それで、今年よく聴いたアルバムはというと、秋くらいまではダントツ“IT'S RAINING”by RAIN だが、その後は“Urban Hymns" by The Verve(とっくに解散)と “JULIEN" by Julien Clerc(老年フレンチ)ばかり聴いていて、ごく最近これに“THE DOOR IN THE FLOOR”のサントラが加わった。あ、あと OASIS ね。

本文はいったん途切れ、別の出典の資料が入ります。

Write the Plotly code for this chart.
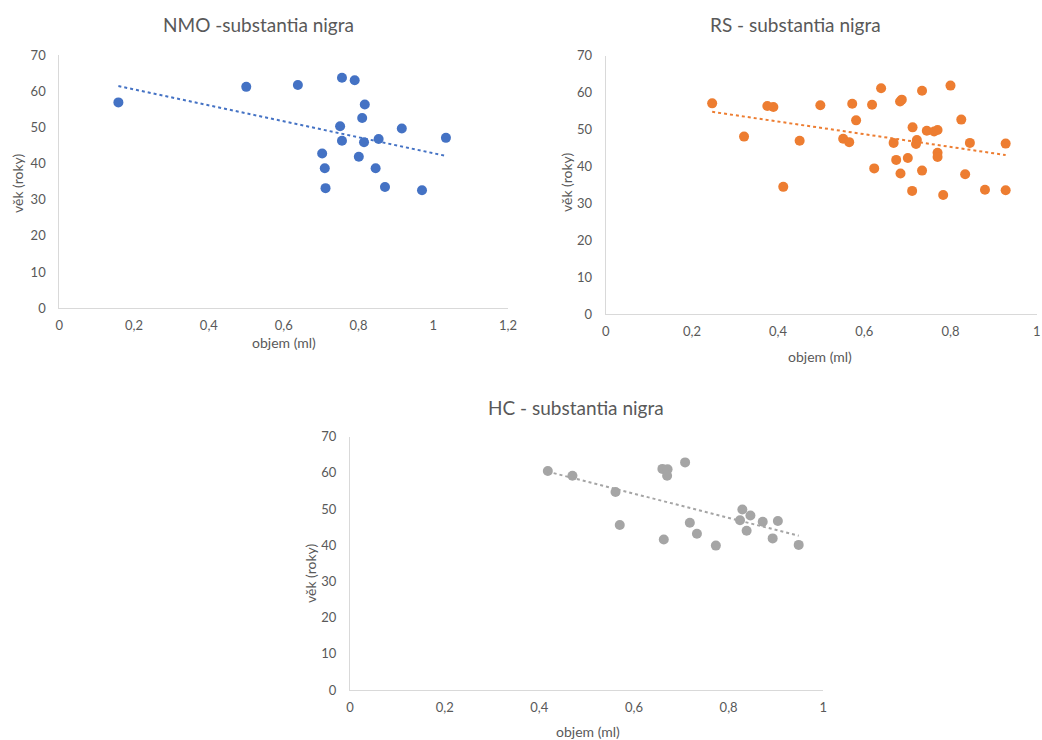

しかし、今年ほど一枚のアルバム、またその中のただ一曲に耽溺して、ほとんどすがるようにして聴き続けた年というのもちょっとない。RAINの“For you”とヴァーヴの“Sonnet”“Space and Time”は、軽く300回ずつくらいは聴いているのではないか。つまり常にそういう心境でいたのだろう、その一曲がなければ私はダメになってしまうんだ、というような。 -- 次に、読んだ本のベストスリーを。 「上海キャンディ」棉棉 「神様がくれた指」佐藤多佳子 「ヤスケンの海」村松友視 以上、一等賞(上海キャンディ)から順番に三位まで。このほかに別格として、アーヴィングの「未亡人の一年」が入る。 「上海キャンディ」の作者、棉棉は中国人女性で、棉棉と書いて“ミェンミェン”と読む。私はこの無惨な青春の物語と、自分の生き方によって自らズタズタになりながら、そういう生き方しか出来ない棉棉という作家に激しいシンパシィを覚える。
私はどんなに自分の好きな作家にでも、会ってみたいと思ったことはないのだが(遠まきに見てみたい位ならなくもないが)、この棉棉というひとには会ってみたい気がする。
真夜中、皆がお酒を飲んでいる暗い場所で、一滴の酒も飲まずにペリエかなにかを前に置いて、うんざりしたような顔で(サングラスの奥から)こちらを睨みつけている棉棉女史の視線の先に自らをさらしてみたいという、ほとんどマゾヒスティックな願望を抱いているのだ(笑)。
…と、此処から先は(ほかの数冊についても)読穴に感想文のかたちで書くべきでしょうね、やはり。 --
そろそろ年も明けるようです。
それでは、皆さま、今年はこのへんで。ごきげんよう。